Norbert Südbröker kann sich an die Zeiten erinnern, als es in den Lkw genauso kalt war wie draußen: „Es gab ja überall nicht abgedichtete Öffnungen, durch die Leitungen und Rohre verlegt werden mussten, um den Salzauflieger zu steuern“, erklärt er. Jede Tour wurde damit zur Tortur. Die Zeiten hätten sich da zugunsten der Mitarbeiter verändert: „Heute hat man es warm in den Fahrerkabinen, und der Auflieger ist in Minutenschnelle gewechselt. Vieles läuft da automatisch.“ Auch beim Streuen fällt der Blick immer wieder auf den Seitenstreifen und die Böschung. Gebisse, Reitgerten, Teleobjektive und immer wieder volle oder leere Portemonnaies – auf dem Autodach vergessen oder geklaut – die Liste der Fundstücke ist lang und kurios. Manches wird sofort entsorgt, die wertvolleren Stücke wandern zur Autobahnpolizei.

Autofahrer sollen Rücksicht nehmen

In diesem Jahr wird Norbert Südbröker zum ersten Mal keinen Streu-Bereitschaftsdienst über Silvester haben: „Wir haben es aber oft so eingerichtet, dass wir von einer Anhöhe aus wenigstens einen kurzen Blick auf das Feuerwerk werfen konnten“, erinnert er sich an besinnliche Minuten auch im größten Stress. Nochmal betont Südbröker, dass er und seine Mitstreiter an den meisten Tagen im Jahr gern zur Arbeit kommen.
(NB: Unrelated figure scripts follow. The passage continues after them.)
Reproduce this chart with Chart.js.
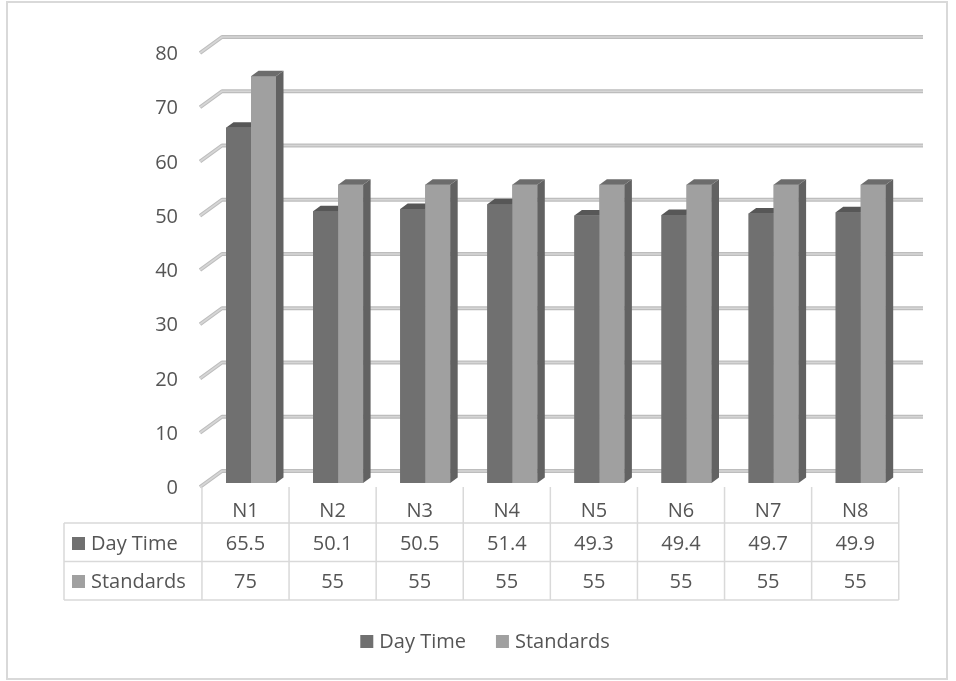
<!DOCTYPE html>
<html>
<head>
<meta charset="utf-8">
<script src="https://cdn.jsdelivr.net/npm/chart.js@4/dist/chart.umd.min.js"></script>
<style>
  html, body { margin: 0; padding: 0; background: #ffffff; }
  #wrap { width: 956px; height: 681px; }
</style>
</head>
<body>
<div id="wrap"><canvas id="chart" width="956" height="681"></canvas></div>
<script>
// Noise levels per station (dB), daytime measurements vs. the applicable standard
const categories = ['N1', 'N2', 'N3', 'N4', 'N5', 'N6', 'N7', 'N8'];
const dayTime = [65.5, 50.1, 50.5, 51.4, 49.3, 49.4, 49.7, 49.9];
const standards = [75, 55, 55, 55, 55, 55, 55, 55];
const seriesNames = ['Day Time', 'Standards'];
const yTickLabels = ['0', '10', '20', '30', '40', '50', '60', '70', '80'];

const FONT = '20px "Open Sans", "Noto Sans", sans-serif';
const TEXT = '#555555';
const LINE = '#d9d9d9';

// front / top / side shades for each series
const shades = [
  { front: '#707070', top: '#575757', side: '#5a5a5a' },
  { front: '#a0a0a0', top: '#6c6c6c', side: '#626262' }
];

// pseudo-3D geometry
const BAR_DX = 7.5, BAR_DY = -5.5;     // depth of each column
const WALL_DY = -12;                    // back wall gridline offset from the bar front
const FLOOR_DY = 4;                     // front edge of floor below the bar base
const WALL_LEFT = 222, FLOOR_LEFT = 200, WALL_RIGHT = 923;
const TABLE_SHIFT = -5.5;               // table columns vs. category bands
const TABLE_LEFT = 64;

const threeD = {
  id: 'threeD',
  beforeDatasetsDraw(chart) {
    const { ctx } = chart;
    const y = chart.scales.y;
    ctx.save();
    yTickLabels.forEach(lbl => {
      const py = y.getPixelForValue(Number(lbl));
      const back = py + WALL_DY, front = py + FLOOR_DY;
      ctx.beginPath();
      ctx.moveTo(FLOOR_LEFT, front);
      ctx.lineTo(WALL_LEFT, back);
      ctx.lineTo(WALL_RIGHT, back);
      ctx.lineJoin = 'round';
      ctx.lineCap = 'butt';
      ctx.strokeStyle = '#bdbdbd';
      ctx.lineWidth = 4;
      ctx.stroke();
      ctx.strokeStyle = '#d6d6d6';
      ctx.lineWidth = 1.6;
      ctx.stroke();
      // axis label at the floor front
      ctx.fillStyle = TEXT;
      ctx.font = FONT;
      ctx.textAlign = 'right';
      ctx.textBaseline = 'alphabetic';
      ctx.fillText(lbl, 178, front + 7);
    });
    ctx.restore();
  },
  afterDatasetsDraw(chart) {
    const { ctx } = chart;
    const metas = [chart.getDatasetMeta(0), chart.getDatasetMeta(1)];
    ctx.save();
    for (let i = 0; i < categories.length; i++) {
      metas.forEach((meta, d) => {
        const bar = meta.data[i];
        const p = bar.getProps(['x', 'y', 'base', 'width'], true);
        const x0 = p.x - p.width / 2, x1 = p.x + p.width / 2;
        const top = p.y, base = p.base;
        const s = shades[d];
        // front
        ctx.fillStyle = s.front;
        ctx.fillRect(x0, top, x1 - x0, base - top);
        // side
        ctx.beginPath();
        ctx.moveTo(x1, top);
        ctx.lineTo(x1 + BAR_DX, top + BAR_DY);
        ctx.lineTo(x1 + BAR_DX, base + BAR_DY);
        ctx.lineTo(x1, base);
        ctx.closePath();
        ctx.fillStyle = s.side;
        ctx.fill();
        // top
        ctx.beginPath();
        ctx.moveTo(x0, top);
        ctx.lineTo(x1, top);
        ctx.lineTo(x1 + BAR_DX, top + BAR_DY);
        ctx.lineTo(x0 + BAR_DX, top + BAR_DY);
        ctx.closePath();
        ctx.fillStyle = s.top;
        ctx.fill();
      });
    }
    ctx.restore();
  },
  afterDraw(chart) {
    const { ctx, chartArea } = chart;
    const x = chart.scales.x, y = chart.scales.y;
    const band = (chartArea.right - chartArea.left) / categories.length;
    const colLeft = i => x.getPixelForValue(i) - band / 2 + TABLE_SHIFT;
    const tableRight = colLeft(categories.length);
    const rowTop = y.getPixelForValue(0) + FLOOR_DY;
    const rows = [rowTop, rowTop + 36, rowTop + 74.5, rowTop + 113];
    const baselines = [rows[1] - 6, rows[2] - 11.5, rows[3] - 12];
    ctx.save();
    ctx.strokeStyle = LINE;
    ctx.lineWidth = 1.5;
    ctx.beginPath();
    // horizontal rules
    for (let r = 1; r < rows.length; r++) {
      ctx.moveTo(TABLE_LEFT, rows[r]);
      ctx.lineTo(tableRight, rows[r]);
    }
    // vertical rules
    for (let i = 0; i <= categories.length; i++) {
      const cx = colLeft(i);
      ctx.moveTo(cx, rows[0]);
      ctx.lineTo(cx, rows[3]);
    }
    ctx.moveTo(TABLE_LEFT, rows[1]);
    ctx.lineTo(TABLE_LEFT, rows[3]);
    ctx.stroke();

    ctx.font = FONT;
    ctx.fillStyle = TEXT;
    ctx.textBaseline = 'alphabetic';
    ctx.textAlign = 'center';
    const rowsData = [categories, dayTime.map(String), standards.map(String)];
    rowsData.forEach((vals, r) => {
      vals.forEach((v, i) => {
        ctx.fillText(v, colLeft(i) + band / 2, baselines[r]);
      });
    });
    // series keys in the table
    ctx.textAlign = 'left';
    seriesNames.forEach((name, d) => {
      const bl = baselines[d + 1];
      ctx.fillStyle = shades[d].front;
      ctx.fillRect(72, bl - 13, 13, 13);
      ctx.fillStyle = TEXT;
      ctx.fillText(name, 91, bl);
    });

    // legend
    const box = 13, gap = 6, itemGap = 30;
    const widths = seriesNames.map(n => box + gap + ctx.measureText(n).width);
    const total = widths[0] + itemGap + widths[1];
    let lx = 485 - total / 2;
    const lb = 648;
    seriesNames.forEach((name, d) => {
      ctx.fillStyle = shades[d].front;
      ctx.fillRect(lx, lb - 13, box, box);
      ctx.fillStyle = TEXT;
      ctx.fillText(name, lx + box + gap, lb);
      lx += widths[d] + itemGap;
    });

    // chart frame
    ctx.strokeStyle = '#d9d9d9';
    ctx.lineWidth = 2;
    ctx.strokeRect(7, 2, 940, 677);
    ctx.restore();
  }
};

new Chart(document.getElementById('chart'), {
  type: 'bar',
  data: {
    labels: categories,
    datasets: [
      { label: seriesNames[0], data: dayTime, backgroundColor: shades[0].front, borderWidth: 0 },
      { label: seriesNames[1], data: standards, backgroundColor: shades[1].front, borderWidth: 0 }
    ]
  },
  options: {
    responsive: false,
    animation: false,
    layout: { padding: { left: 207.45, right: 51.75, top: 49, bottom: 198 } },
    datasets: { bar: { categoryPercentage: 0.574, barPercentage: 1 } },
    scales: {
      x: { display: false, offset: true },
      y: { display: false, min: 0, max: 80, ticks: { stepSize: 10 } }
    },
    plugins: { legend: { display: false }, tooltip: { enabled: false } }
  },
  plugins: [threeD]
});
</script>
</body>
</html>
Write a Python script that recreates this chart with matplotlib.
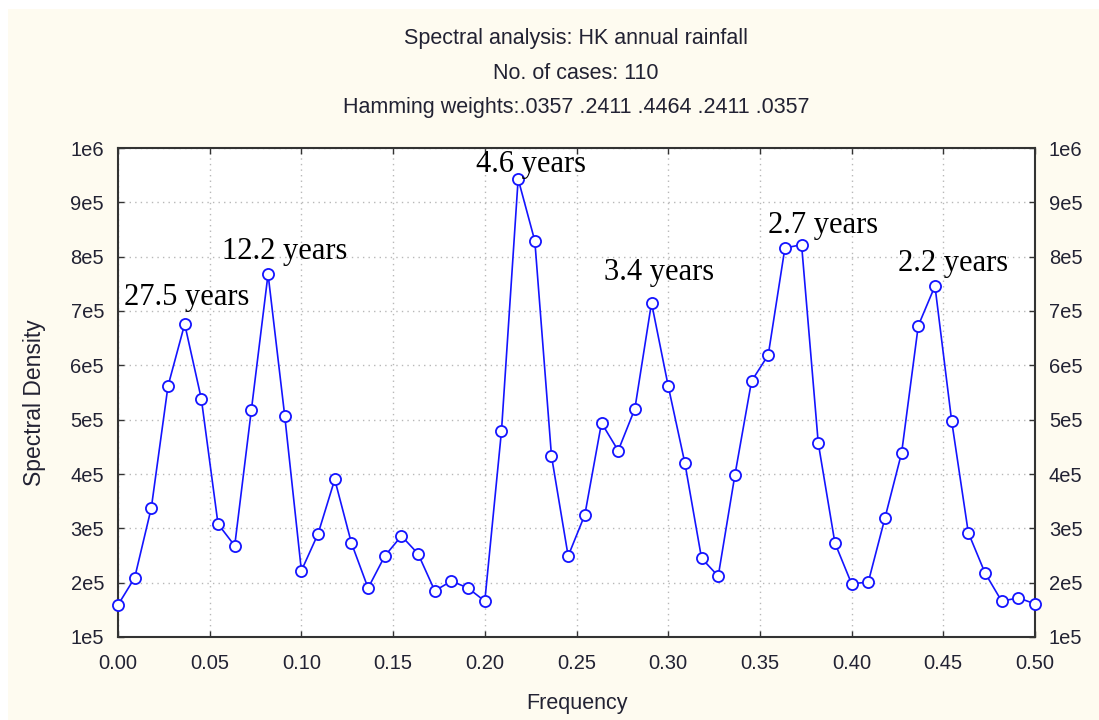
import numpy as np
import matplotlib.pyplot as plt
from matplotlib.patches import Rectangle

n_cases = 110
freq = np.arange(56) / n_cases
density = [1.59e5, 2.09e5, 3.38e5, 5.62e5, 6.76e5, 5.38e5, 3.08e5, 2.68e5,
           5.18e5, 7.68e5, 5.07e5, 2.22e5, 2.90e5, 3.90e5, 2.73e5, 1.90e5,
           2.49e5, 2.86e5, 2.53e5, 1.85e5, 2.03e5, 1.90e5, 1.66e5, 4.79e5,
           9.43e5, 8.29e5, 4.33e5, 2.49e5, 3.25e5, 4.94e5, 4.43e5, 5.20e5,
           7.15e5, 5.62e5, 4.20e5, 2.45e5, 2.12e5, 3.98e5, 5.71e5, 6.19e5,
           8.16e5, 8.22e5, 4.57e5, 2.73e5, 1.98e5, 2.01e5, 3.19e5, 4.39e5,
           6.73e5, 7.46e5, 4.98e5, 2.92e5, 2.18e5, 1.66e5, 1.72e5, 1.61e5]

peak_labels = ["27.5 years", "12.2 years", "4.6 years", "3.4 years", "2.7 years", "2.2 years"]
label_x = [0.0033, 0.0567, 0.1952, 0.265, 0.3544, 0.4253]
label_y = [7.24e5, 8.10e5, 9.69e5, 7.70e5, 8.58e5, 7.87e5]

title_lines = ["Spectral analysis: HK annual rainfall",
               "No. of cases: 110",
               "Hamming weights:.0357 .2411 .4464 .2411 .0357"]

xticks = np.arange(0, 0.501, 0.05)
yticks = np.arange(1e5, 1.0001e6, 1e5)
ytick_labels = ["%de%d" % (int(round(v / 10**int(np.log10(v)))), int(np.log10(v))) for v in yticks]

txt = '#222233'
plt.rcParams['font.family'] = ['Liberation Sans', 'DejaVu Sans']

fig = plt.figure(figsize=(10.99, 7.2), dpi=100)
fig.patch.set_facecolor('white')
fig.patches.append(Rectangle((8 / 1099, 0), 1, 1 - 9 / 720, transform=fig.transFigure,
                             facecolor='#fefbf0', edgecolor='none', zorder=-10))

ax = fig.add_axes([118 / 1099, 1 - 637 / 720, (1035 - 118) / 1099, (637 - 148) / 720])
ax.set_facecolor('white')
ax.plot(freq, density, '-o', color='#1414ff', lw=1.2, ms=8, mfc='white', mec='#1414ff', mew=1.3,
        clip_on=False, zorder=3)

for s, x, y in zip(peak_labels, label_x, label_y):
    ax.text(x, y, s, ha='left', va='center', fontsize=22, family='Liberation Serif',
            color='black', zorder=4)

ax.set_xlim(0, 0.5)
ax.set_ylim(1e5, 1e6)
ax.set_xticks(xticks)
ax.set_xticklabels(["%.2f" % v for v in xticks])
ax.set_yticks(yticks)
ax.set_yticklabels(ytick_labels)
ax.tick_params(direction='in', length=4, width=1, colors='#333333', labelcolor=txt,
               labelsize=14.5, top=True, right=True, labelright=True)
ax.tick_params(axis='x', pad=12)
ax.tick_params(axis='y', pad=10)
ax.grid(True, color='#b8b8b8', linestyle=(0, (1, 3)), lw=1)
for sp in ax.spines.values():
    sp.set_linewidth(1.5)
    sp.set_color('#333333')

ax.set_xlabel("Frequency", fontsize=15.5, color=txt, labelpad=15)
ax.set_ylabel("Spectral Density", fontsize=16.5, color=txt)
ax.yaxis.set_label_coords(-0.078, 0.48)

for line, yb in zip(title_lines, [44, 79, 113]):
    fig.text(576 / 1099, 1 - yb / 720, line, ha='center', va='baseline',
             fontsize=15.5, color=txt)

fig.savefig("out.png", dpi=100, facecolor=fig.get_facecolor())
Er wird sie, trotz aller Gefahren, vermissen. Und bittet an dieser Stelle die Autofahrer noch mal eindringlich um Rücksicht. Denn die Rente wollen er und seine Kollegen schon gern erleben.
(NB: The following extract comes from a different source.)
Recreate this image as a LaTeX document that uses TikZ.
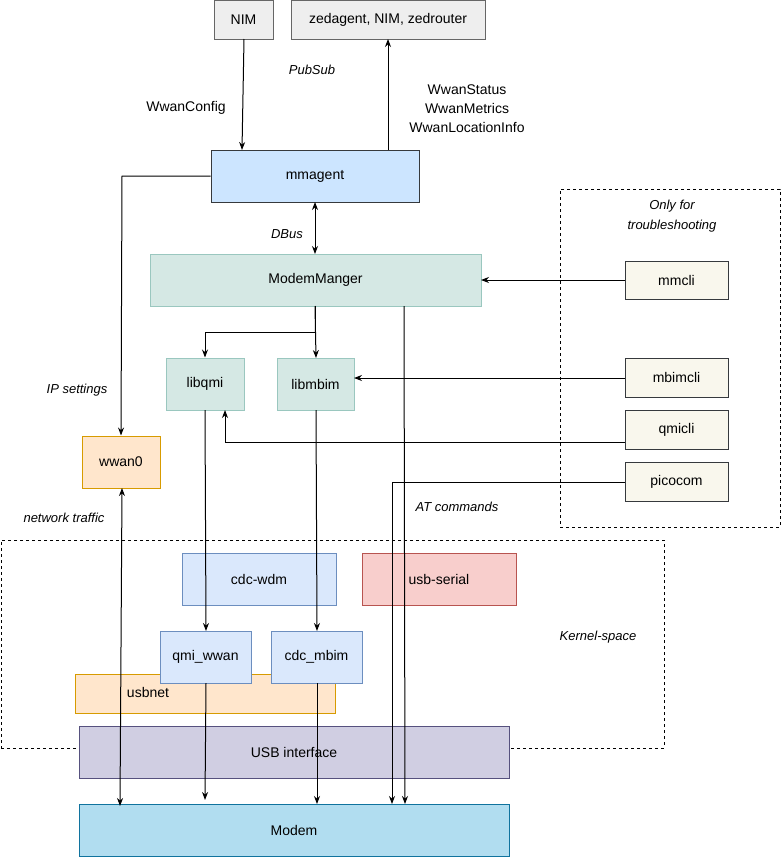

Und wenn es mal vorbei sei, wird der eher pragmatische Norbert Südbröker plötzlich melancholisch, hat er seine Frau schon um etwas Wichtiges gebeten: „Ich würde gern nahe der A40 beerdigt werden.“ Denn das ist und bleibt trotz des ganzen Chaos dort seine Lieblingsstrecke.